Failures of prioritization arise when potential threats are recognized by leaders but not deemed sufficiently serious to warrant immediate attention. …

… failures of mobilization occur when leaders recognize and give adequate priority … but fail to respond effectively. …

we found that … [some] causes are psychological --  cognitive defects that leave individuals blind to approaching threats.  Others are organizational -- barriers within companies that impede communication and accountability.  Still others are political -- flaws in decision making that result from granting too much influence from special interests.  Alone or in combination, these three kinds of vulnerabilities can sabotage any company at any time. …

'Prediction is very difficult", physicist Niels Bohr once said, 'especially about the future.'  Difficult, yes.  Impossible, no.  Even though many organizations are caught unprepared for disasters they should have seen coming, many have successfully recognized approaching crisis and taken evasive action.  

There are practical steps that managers can take. …"

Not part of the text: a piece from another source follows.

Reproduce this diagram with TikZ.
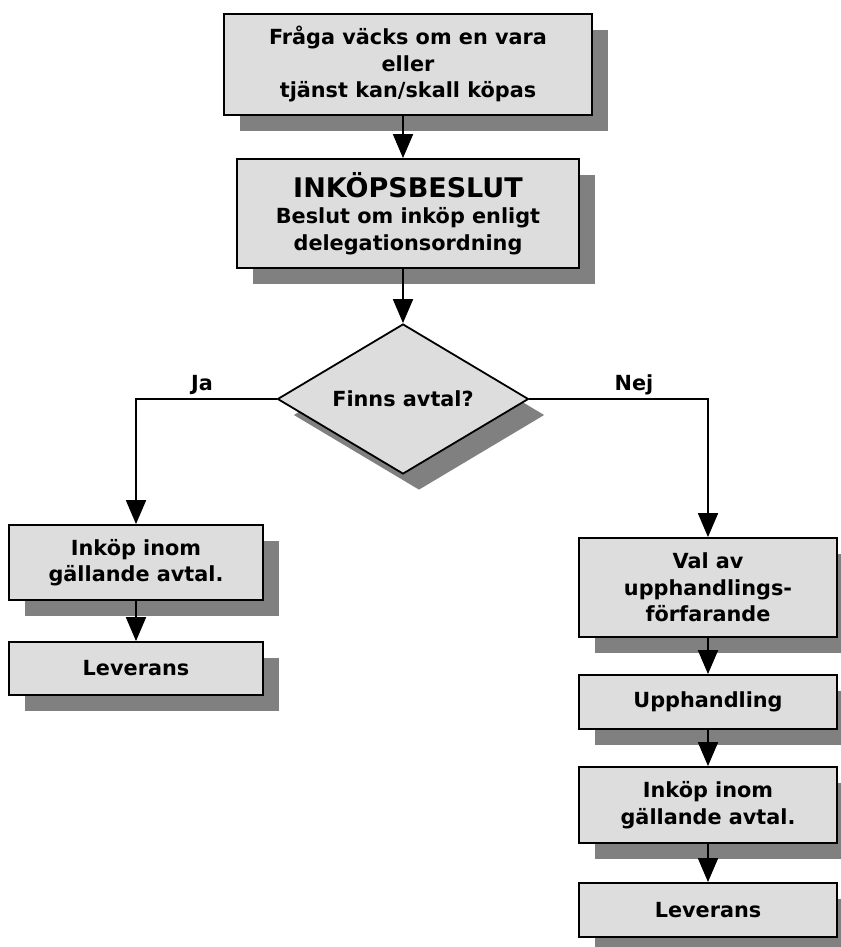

Michael D. Watkins and Max H. Bazerman, "Predictable surprises: The disasters you should have seen coming", Harvard Business Review, March 2003, pp. 72-80 [ 74-76, 79.]                                                  

 

 

The above authors, and others, have quite reasonable ideas to offer the UN on how it could do a much, much better job of strategic planning and risk analysis in a comprehensive and foresighted way.  They are presented under Answers: A Starting Point under the topic of A true global strategy.  Some decisive movement toward these approaches is very much needed if the UN is ever to contribute to global decision-making on 21st century critical issues.